Wait! @[email protected] isn't wrong. Also, I think we are miscommunicating with pro-capitalists.

Granted, we both know capitalist propaganda labels basically everything positive about human interactions "capitalism" and then scaremongers about how "the left wants to take THIS away from you!" And that is the main source of our problems communicating with pro-capitalists.

But some responsibility (maybe 20% of the responsibility?) lies with the fact that we choose to label "capital" the problem instead of... you know... the fact that our laws and customs favor a zero-sum employment contract between capital owners and workers where there can be only one winner?

Of course the owner of more capital is always on the better side of this contract, (which is why we identified capital as the problem in the first place.) But labeling the problem "capital" makes it look like we don't see any value to capital. Which isn't true. Marx and Engels dedicated several paragraphs of their manifesto to explaining why the means of production should not be damaged, because the existence of capital leads to abundance, and the means of production is valuable. They didn't want the means destroyed: they simply wanted it democratically owned by workers' cooperatives and state socialism.

The problem is employment contracts that are part of how our society treats the individual, private ownership of capital. Not the idea that capital is a valuable contribution to the production process and deserves reward.

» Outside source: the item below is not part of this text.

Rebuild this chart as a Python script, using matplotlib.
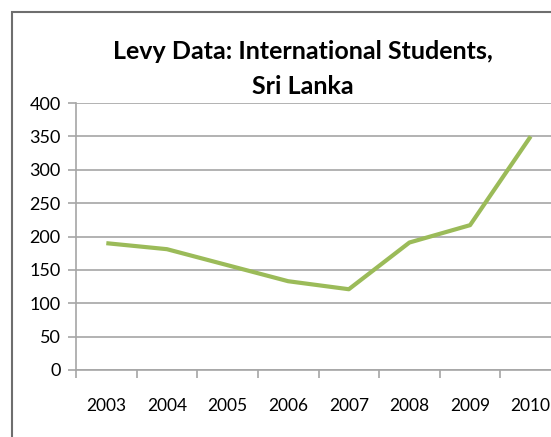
import matplotlib.pyplot as plt
from matplotlib.patches import Rectangle

# данные с графика
years = ['2003', '2004', '2005', '2006', '2007', '2008', '2009', '2010']
students = [190, 181, 157, 133, 121, 191, 217, 350]

plt.rcParams['font.family'] = ['Lato', 'DejaVu Sans']

fig = plt.figure(figsize=(5.51, 4.37), dpi=100)
ax = fig.add_axes([76 / 551, 67 / 437, 485 / 551, 267 / 437])

# рамка вокруг всей диаграммы (обрезана справа и снизу)
fig.patches.append(Rectangle((12 / 551, -0.1), 1.0, (437 - 12) / 437 + 0.1,
                             transform=fig.transFigure, fill=False,
                             edgecolor='#6e6e6e', linewidth=1.5, clip_on=False))

x = list(range(len(years)))
ax.plot(x, students, color='#9bbb59', linewidth=3.0, solid_capstyle='butt', zorder=3)

ax.set_xlim(-0.5, len(years) - 0.5)
ax.set_ylim(0, 400)
ax.set_yticks(range(0, 401, 50))
ax.yaxis.grid(True, color='#a6a6a6', linewidth=1.2)
ax.set_axisbelow(True)

# деления между категориями, подписи по центру
ax.set_xticks([i - 0.5 for i in range(len(years) + 1)])
ax.set_xticklabels([])
ax.set_xticks(x, minor=True)
ax.set_xticklabels(years, minor=True)
ax.tick_params(axis='x', which='major', length=6, color='#a6a6a6', width=1.2)
ax.tick_params(axis='x', which='minor', length=0, pad=20, labelsize=12.5)
ax.tick_params(axis='y', length=6, color='#a6a6a6', width=1.2, pad=5, labelsize=13)

for side in ['top', 'right']:
    ax.spines[side].set_visible(False)
for side in ['left', 'bottom']:
    ax.spines[side].set_color('#a6a6a6')
    ax.spines[side].set_linewidth(1.2)

fig.text(303 / 551, 1 - 69 / 437, 'Levy Data: International Students,\nSri Lanka',
         ha='center', va='center', fontsize=18, fontweight='bold', linespacing=1.6)

fig.savefig('out.png', dpi=100)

[–] [email protected] 4 points 11 months ago (3 children)

According to us anti-capitalists it predates capitalism. According to a good number of people, the definition of capitalism is basically... anything involving money.

[–] [email protected] 4 points 11 months ago (1 children)

Ideally, copyrights and patents would protect the small inventor and small musician. Unfortunately, wielding copyrights and patents in any useful way requires other forms of capital. (You have to have wealth in order to sue someone for infringement.)